GOAL: Please print exactly the lines below, from the start of the material up to and including the line with "years = list(range(1995, 2013))", but none of the pictures.

SUPPLIED INFORMATION:

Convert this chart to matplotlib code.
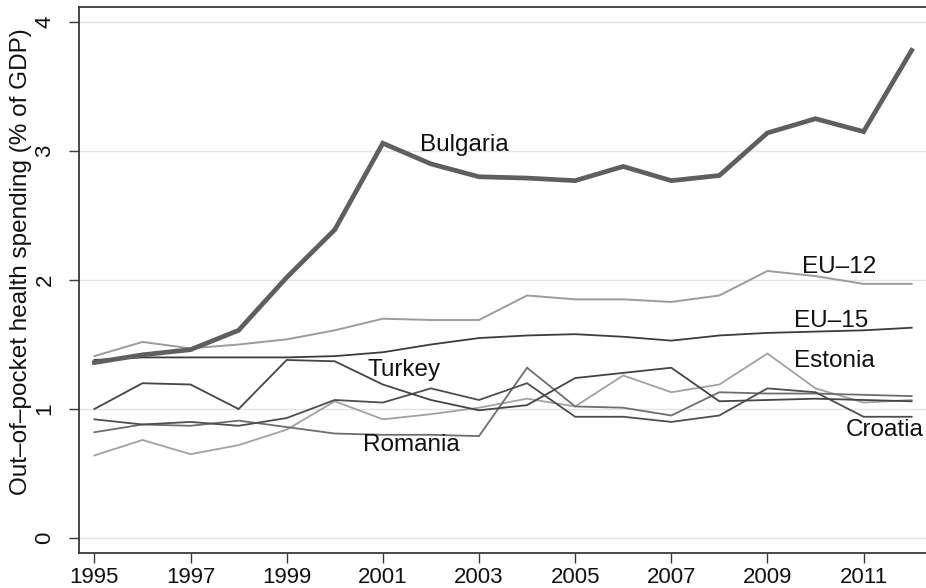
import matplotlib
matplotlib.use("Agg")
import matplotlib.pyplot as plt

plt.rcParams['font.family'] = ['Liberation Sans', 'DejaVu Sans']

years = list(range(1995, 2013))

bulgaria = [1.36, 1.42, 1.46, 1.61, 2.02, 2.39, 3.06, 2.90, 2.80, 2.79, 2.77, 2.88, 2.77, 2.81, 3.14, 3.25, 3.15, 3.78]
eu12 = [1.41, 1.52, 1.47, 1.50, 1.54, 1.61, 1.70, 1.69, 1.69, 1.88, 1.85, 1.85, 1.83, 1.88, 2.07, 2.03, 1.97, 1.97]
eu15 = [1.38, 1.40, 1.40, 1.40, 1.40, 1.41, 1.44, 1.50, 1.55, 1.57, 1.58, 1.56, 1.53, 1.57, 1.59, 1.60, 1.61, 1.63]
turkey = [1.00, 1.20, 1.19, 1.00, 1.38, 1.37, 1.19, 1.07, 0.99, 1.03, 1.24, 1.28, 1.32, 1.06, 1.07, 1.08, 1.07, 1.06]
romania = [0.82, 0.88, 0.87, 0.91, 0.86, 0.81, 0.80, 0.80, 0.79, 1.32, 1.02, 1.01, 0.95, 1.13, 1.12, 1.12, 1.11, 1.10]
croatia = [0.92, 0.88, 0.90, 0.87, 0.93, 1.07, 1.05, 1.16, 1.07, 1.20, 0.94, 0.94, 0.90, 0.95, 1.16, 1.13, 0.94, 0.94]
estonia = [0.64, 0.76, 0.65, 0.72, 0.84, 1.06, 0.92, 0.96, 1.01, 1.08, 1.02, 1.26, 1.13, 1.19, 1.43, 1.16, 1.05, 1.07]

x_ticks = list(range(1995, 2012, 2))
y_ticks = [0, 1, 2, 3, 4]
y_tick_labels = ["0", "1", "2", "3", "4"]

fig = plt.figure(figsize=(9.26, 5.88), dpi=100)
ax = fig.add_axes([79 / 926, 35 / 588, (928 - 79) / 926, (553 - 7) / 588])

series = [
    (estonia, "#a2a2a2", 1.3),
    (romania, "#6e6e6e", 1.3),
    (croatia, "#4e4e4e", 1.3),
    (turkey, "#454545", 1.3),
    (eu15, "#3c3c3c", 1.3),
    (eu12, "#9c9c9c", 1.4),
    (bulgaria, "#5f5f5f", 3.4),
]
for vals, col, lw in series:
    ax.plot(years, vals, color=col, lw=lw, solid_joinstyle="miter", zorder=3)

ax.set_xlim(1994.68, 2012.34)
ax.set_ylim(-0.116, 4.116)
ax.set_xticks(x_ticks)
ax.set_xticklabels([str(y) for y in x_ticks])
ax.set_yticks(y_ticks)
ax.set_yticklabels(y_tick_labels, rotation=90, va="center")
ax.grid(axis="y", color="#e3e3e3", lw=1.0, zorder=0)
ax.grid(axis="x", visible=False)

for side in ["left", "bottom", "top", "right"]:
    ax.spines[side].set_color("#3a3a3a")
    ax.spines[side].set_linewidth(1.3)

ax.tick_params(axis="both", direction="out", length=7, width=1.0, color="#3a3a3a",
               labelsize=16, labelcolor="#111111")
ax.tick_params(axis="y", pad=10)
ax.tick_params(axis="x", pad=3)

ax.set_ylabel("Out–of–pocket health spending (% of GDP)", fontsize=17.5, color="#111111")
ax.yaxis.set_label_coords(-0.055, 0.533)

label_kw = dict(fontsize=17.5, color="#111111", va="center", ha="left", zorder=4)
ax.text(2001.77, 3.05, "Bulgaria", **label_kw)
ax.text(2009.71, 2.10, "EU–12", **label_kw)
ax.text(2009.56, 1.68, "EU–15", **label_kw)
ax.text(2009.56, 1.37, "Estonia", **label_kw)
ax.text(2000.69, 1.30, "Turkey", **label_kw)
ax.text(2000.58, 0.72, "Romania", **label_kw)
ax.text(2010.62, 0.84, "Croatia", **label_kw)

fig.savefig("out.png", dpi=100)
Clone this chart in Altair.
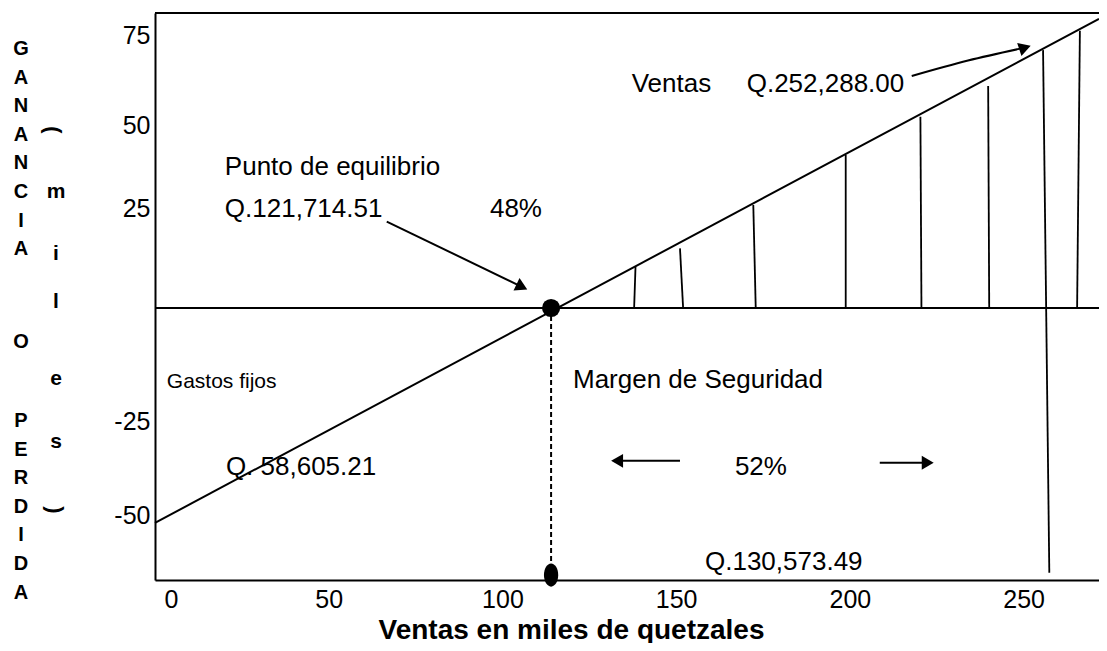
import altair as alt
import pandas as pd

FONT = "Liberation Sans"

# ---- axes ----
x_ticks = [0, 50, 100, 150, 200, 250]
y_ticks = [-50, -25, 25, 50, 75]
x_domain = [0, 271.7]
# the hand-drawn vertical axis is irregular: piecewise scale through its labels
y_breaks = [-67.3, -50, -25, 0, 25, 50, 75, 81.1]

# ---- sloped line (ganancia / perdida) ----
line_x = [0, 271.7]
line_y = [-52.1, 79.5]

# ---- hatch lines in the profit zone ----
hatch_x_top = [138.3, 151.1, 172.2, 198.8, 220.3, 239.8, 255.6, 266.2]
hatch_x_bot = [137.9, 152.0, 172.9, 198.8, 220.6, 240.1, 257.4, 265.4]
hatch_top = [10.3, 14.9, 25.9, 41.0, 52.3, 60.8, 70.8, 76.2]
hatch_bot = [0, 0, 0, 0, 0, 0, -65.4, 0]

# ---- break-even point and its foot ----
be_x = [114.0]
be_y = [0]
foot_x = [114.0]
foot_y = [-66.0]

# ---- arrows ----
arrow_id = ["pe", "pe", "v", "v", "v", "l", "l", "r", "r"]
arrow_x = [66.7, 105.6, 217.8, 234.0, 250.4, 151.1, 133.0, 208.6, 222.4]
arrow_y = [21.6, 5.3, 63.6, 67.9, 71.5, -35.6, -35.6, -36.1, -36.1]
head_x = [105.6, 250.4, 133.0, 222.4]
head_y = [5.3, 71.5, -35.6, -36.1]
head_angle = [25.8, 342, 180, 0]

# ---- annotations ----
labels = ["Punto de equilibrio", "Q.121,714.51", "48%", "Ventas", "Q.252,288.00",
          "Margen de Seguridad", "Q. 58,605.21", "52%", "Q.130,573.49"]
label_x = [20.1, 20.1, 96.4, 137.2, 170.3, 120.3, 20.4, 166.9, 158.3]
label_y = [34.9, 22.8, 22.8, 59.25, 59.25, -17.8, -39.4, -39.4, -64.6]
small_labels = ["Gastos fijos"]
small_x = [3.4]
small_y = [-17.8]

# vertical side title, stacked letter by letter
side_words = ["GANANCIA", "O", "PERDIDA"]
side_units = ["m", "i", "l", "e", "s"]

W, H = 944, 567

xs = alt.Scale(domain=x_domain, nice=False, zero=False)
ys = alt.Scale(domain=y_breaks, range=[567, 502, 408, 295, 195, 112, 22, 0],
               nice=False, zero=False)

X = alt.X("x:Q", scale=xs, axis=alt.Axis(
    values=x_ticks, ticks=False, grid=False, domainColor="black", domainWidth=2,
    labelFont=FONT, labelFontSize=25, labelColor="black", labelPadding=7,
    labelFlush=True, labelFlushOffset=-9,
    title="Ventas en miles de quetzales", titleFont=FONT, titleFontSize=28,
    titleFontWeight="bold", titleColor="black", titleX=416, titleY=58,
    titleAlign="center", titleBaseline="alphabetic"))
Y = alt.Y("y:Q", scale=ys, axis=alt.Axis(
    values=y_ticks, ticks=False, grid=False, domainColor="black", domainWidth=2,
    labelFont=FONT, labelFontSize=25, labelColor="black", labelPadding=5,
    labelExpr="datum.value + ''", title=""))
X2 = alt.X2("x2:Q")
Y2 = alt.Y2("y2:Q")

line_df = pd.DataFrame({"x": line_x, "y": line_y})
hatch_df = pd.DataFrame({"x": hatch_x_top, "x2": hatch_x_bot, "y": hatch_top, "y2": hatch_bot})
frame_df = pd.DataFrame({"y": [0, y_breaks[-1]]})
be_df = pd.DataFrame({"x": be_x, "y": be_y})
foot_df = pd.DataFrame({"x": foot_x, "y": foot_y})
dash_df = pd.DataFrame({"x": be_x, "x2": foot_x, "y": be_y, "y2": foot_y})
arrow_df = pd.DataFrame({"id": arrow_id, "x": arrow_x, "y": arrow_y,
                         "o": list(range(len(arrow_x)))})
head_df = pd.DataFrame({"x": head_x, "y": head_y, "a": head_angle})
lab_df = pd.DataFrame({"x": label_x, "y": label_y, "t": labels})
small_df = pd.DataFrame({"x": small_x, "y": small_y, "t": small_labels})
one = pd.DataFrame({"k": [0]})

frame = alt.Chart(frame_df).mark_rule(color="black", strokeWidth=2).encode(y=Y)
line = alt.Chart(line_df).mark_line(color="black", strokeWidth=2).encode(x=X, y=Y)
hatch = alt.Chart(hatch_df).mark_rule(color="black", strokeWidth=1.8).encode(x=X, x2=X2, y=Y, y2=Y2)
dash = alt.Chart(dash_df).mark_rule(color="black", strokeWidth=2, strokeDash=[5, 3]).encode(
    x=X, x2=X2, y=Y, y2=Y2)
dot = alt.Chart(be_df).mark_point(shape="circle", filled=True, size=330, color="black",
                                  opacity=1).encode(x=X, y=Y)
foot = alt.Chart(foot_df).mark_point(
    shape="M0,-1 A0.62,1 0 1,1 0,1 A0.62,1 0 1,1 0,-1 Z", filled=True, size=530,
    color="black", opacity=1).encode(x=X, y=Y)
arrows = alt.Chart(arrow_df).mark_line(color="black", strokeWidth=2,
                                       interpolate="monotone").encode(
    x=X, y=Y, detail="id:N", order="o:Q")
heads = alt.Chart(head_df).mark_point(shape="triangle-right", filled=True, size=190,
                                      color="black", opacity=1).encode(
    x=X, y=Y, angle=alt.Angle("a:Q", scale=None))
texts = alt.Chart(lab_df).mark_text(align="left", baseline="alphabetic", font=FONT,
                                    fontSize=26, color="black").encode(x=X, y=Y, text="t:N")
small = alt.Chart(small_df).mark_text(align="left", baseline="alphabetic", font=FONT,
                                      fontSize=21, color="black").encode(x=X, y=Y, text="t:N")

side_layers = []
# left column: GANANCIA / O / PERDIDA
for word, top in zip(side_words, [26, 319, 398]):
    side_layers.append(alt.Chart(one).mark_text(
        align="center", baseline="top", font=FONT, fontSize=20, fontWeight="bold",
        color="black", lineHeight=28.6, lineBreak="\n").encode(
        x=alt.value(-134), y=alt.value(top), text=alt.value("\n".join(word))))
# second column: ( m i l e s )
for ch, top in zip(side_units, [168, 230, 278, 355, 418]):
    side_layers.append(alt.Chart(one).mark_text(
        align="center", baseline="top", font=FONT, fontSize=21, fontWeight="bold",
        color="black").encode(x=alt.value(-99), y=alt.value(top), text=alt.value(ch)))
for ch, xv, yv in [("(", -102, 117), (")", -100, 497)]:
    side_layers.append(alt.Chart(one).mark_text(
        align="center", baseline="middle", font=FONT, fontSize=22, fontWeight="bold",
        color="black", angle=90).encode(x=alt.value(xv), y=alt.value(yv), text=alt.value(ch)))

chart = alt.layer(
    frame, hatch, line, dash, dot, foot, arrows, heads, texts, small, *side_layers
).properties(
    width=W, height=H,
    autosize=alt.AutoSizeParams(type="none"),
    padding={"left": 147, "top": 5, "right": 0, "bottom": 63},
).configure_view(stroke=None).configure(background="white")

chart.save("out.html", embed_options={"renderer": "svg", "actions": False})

FINAL RESULT:
Convert this chart to matplotlib code.
import matplotlib
matplotlib.use("Agg")
import matplotlib.pyplot as plt

plt.rcParams['font.family'] = ['Liberation Sans', 'DejaVu Sans']

years = list(range(1995, 2013))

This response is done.